At prison, they love to bake
Today, Fairbanks is back in New Zealand, teaching prisoners to cook for about 250 inmates at Manawatū Prison. Those who earn kitchen roles learn food safety, safe working practices and even basic knife skills as NZQA unit standards which instructors can assess them on.
“They love to bake cakes, breads, pastries,” Fairbanks says, adding that fry bread is a crowd pleaser.
It’s supposed to be a national menu that rotates every four weeks but there are variations between each site, he says.
“We try not to veer from it too much. But it's good, healthy, home cooked food… We go through about 400kg of potatoes a week. It's all frozen veg. The only fresh veg we have is maybe some carrots, some onions, some cabbage, maybe a pumpkin.”

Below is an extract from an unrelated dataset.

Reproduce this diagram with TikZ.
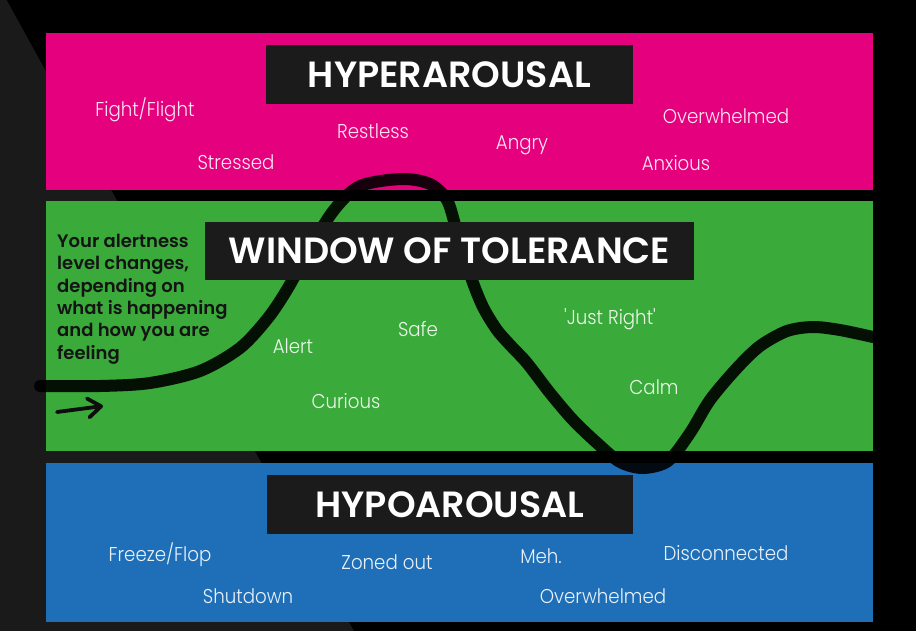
\documentclass[tikz,border=0pt]{standalone}
\usepackage{fontspec}
\setmainfont{Poppins}
\newfontfamily\lightfont{Poppins Light}[FakeStretch=0.91]
\newfontfamily\headfont{Poppins SemiBold}
\usetikzlibrary{arrows.meta}
\definecolor{hyperpink}{HTML}{E5007E}
\definecolor{windowgreen}{HTML}{3AAA3A}
\definecolor{hypoblue}{HTML}{1F6FB8}
\definecolor{titlegrey}{HTML}{1B1B1B}
\definecolor{stripegrey}{HTML}{1A1A1A}
\tikzset{
  band/.style={rectangle, inner sep=0pt, minimum width=827pt},
  titlebox/.style={rectangle, fill=titlegrey, text=white, inner sep=0pt,
    font=\headfont\fontsize{36.5}{40}\selectfont},
  feeling/.style={text=white, text opacity=0.9, inner sep=0pt, anchor=base,
    font=\lightfont\fontsize{20}{24}\selectfont},
  note/.style={text=black!92, inner sep=0pt, anchor=north west, align=left,
    font=\headfont\fontsize{18}{22.3}\selectfont},
  wave/.style={black, opacity=0.9, line width=12pt, line cap=round, line join=round},
  flowarrow/.style={black!95, line width=3.8pt, line cap=round,
    -{Straight Barb[length=13pt, width=19pt, round]}}
}

\begin{document}
\begin{tikzpicture}[x=1pt, y=-1pt]
  \useasboundingbox (0,0) rectangle (916,630);
  % background
  \fill[black] (-3,-3) rectangle (919,633);
  \fill[stripegrey] (5,-3) -- (355,633) -- (-3,633) -- (-3,-3) -- cycle;

  % the three zones
  \node (hyper)  [band, fill=hyperpink,   minimum height=157pt] at (459.5,111.5) {};
  \node (window) [band, fill=windowgreen, minimum height=250pt] at (459.5,326) {};
  \node (hypo)   [band, fill=hypoblue,    minimum height=159pt] at (459.5,542.5) {};

  % alertness line
  \draw[wave] plot[smooth, tension=0.5] coordinates {
    (40,386) (100,386) (150,383) (200,371) (240,348) (268,318) (288,288)
    (310,248) (334,210) (360,186) (402,179) (430,184) (447,200) (456,228)
    (465,255) (472,280) (483,307) (497,330) (512,347) (527,363) (550,393)
    (573,420) (597,443) (620,462) (643,468) (668,461) (690,433) (710,400)
    (737,368) (760,346) (787,331) (813,327) (840,330) (873,337)};

  % titles
  \node (hypertitle)  [titlebox, minimum width=367pt, minimum height=59pt] at (449.5,74.5) {HYPERAROUSAL};
  \node (windowtitle) [titlebox, minimum width=489pt, minimum height=58pt] at (449.5,251) {WINDOW OF TOLERANCE};
  \node (hypotitle)   [titlebox, minimum width=366pt, minimum height=59pt] at (450,504.5) {HYPOAROUSAL};

  % hyperarousal feelings
  \node (fight)     [feeling] at (145,116) {Fight/Flight};
  \node (stressed)  [feeling] at (236,169) {Stressed};
  \node (restless)  [feeling] at (373,138) {Restless};
  \node (angry)     [feeling] at (522,149) {Angry};
  \node (overhyper) [feeling] at (726,123) {Overwhelmed};
  \node (anxious)   [feeling] at (676,170) {Anxious};

  % window of tolerance
  \node (explain) [note] at (57,234) {Your alertness\\level changes,\\depending on\\what is happening\\and how you are\\feeling};
  \coordinate (arrowtail) at (57,412);
  \coordinate (arrowtip)  at (103,406);
  \draw[flowarrow] (arrowtail) -- (arrowtip);
  \node (alert)     [feeling] at (293,353) {Alert};
  \node (safe)      [feeling] at (418,336) {Safe};
  \node (curious)   [feeling] at (346,408) {Curious};
  \node (justright) [feeling] at (610,324) {'Just Right'};
  \node (calm)      [feeling] at (654,394) {Calm};

  % hypoarousal feelings
  \node (freeze)       [feeling] at (160,561) {Freeze/Flop};
  \node (shutdown)     [feeling] at (248,603) {Shutdown};
  \node (zoned)        [feeling] at (387,569) {Zoned out};
  \node (meh)          [feeling] at (541,563) {Meh.};
  \node (disconnected) [feeling] at (726,560) {Disconnected};
  \node (overhypo)     [feeling] at (603,603) {Overwhelmed};
\end{tikzpicture}
\end{document}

For Fairbanks, the job is about more than preparing meals. The kitchen offers what he describes as a therapeutic space that separates them from their demons outside the four walls.
“They're traumatised either because of what they've done or because what they've had done to them at some point. So they need to talk about it.”
From the gastronomic capital of France to the stunning blank canvas of Scott’s Base in Antarctica – for a man who says surroundings influence food and cooking, the prison kitchen is apparently not such a grim place.
“I find [the kitchen in general] therapeutic because I know what it's done for me over the years … where it's taken me and how I've been lucky to travel and how I've been lucky to learn a different language and - I mean, I'm not saying it's been easy.
“I've worked with some people that probably should have been in jail and probably are in jail, and that's including myself, you know, I've been sitting at that crossroads where I could have gone that way, or I could have gone that way. And it's worked out good for me.”